Economic Development Capacity. Mubadala deploys $300 billion into diversification investments — aerospace, semiconductors, AI, healthcare, clean energy — because Abu Dhabi’s sovereign wealth base supports it. Mumtalakat cannot fund comparable diversification investments because its assets are already committed to maintaining existing operations. The development capital available to Abu Dhabi is orders of magnitude larger than the capital available to Bahrain.

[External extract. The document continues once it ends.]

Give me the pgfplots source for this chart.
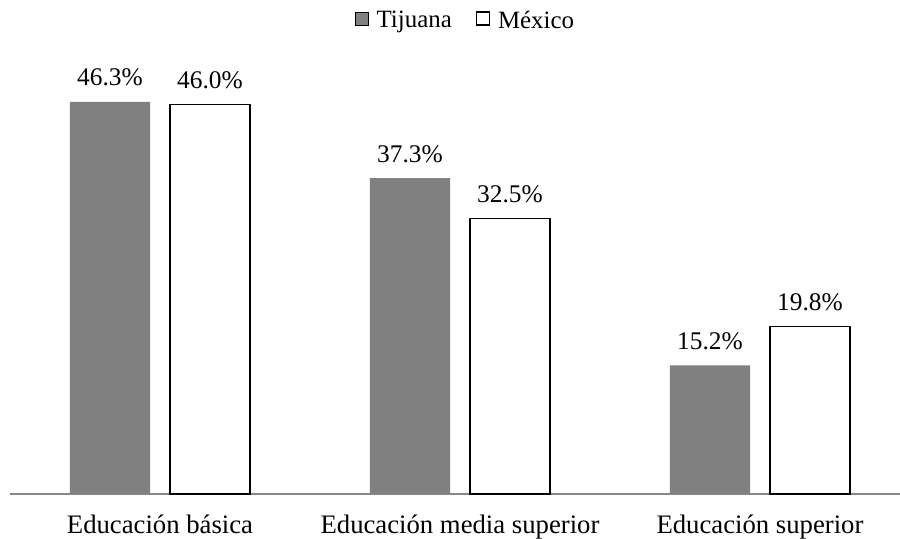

Intergenerational Transfer. ADIA is explicitly designed to transfer wealth across generations — ensuring that Abu Dhabi’s citizens benefit from hydrocarbon revenue long after the last barrel is extracted. Mumtalakat is not structured for intergenerational transfer; it is structured to manage the state’s current commercial interests. Bahrain lacks a true savings vehicle comparable to ADIA.

The Fundamental Asymmetry

The sovereign wealth comparison is not merely a matter of dollars. It reveals a structural difference in economic architecture. Abu Dhabi has built a financial system in which the state’s savings (ADIA), strategic investments (Mubadala), and domestic development assets (ADQ) are managed by separate institutions with distinct mandates. This separation allows each function to be optimised independently.

Bahrain has one institution — Mumtalakat — performing multiple functions simultaneously: savings, development, industrial management, and crisis support. The institution is overstretched not because of poor management but because the kingdom’s fiscal resources cannot support the institutional specialisation that Abu Dhabi’s wealth permits.

This is the comparison that explains all others. An economy with $1.5 trillion in sovereign wealth and an economy with $18 billion operate under different rules. They face different constraints, enjoy different options, and will arrive at 2030 in fundamentally different fiscal positions. The sovereign wealth gap is not a number. It is a destiny.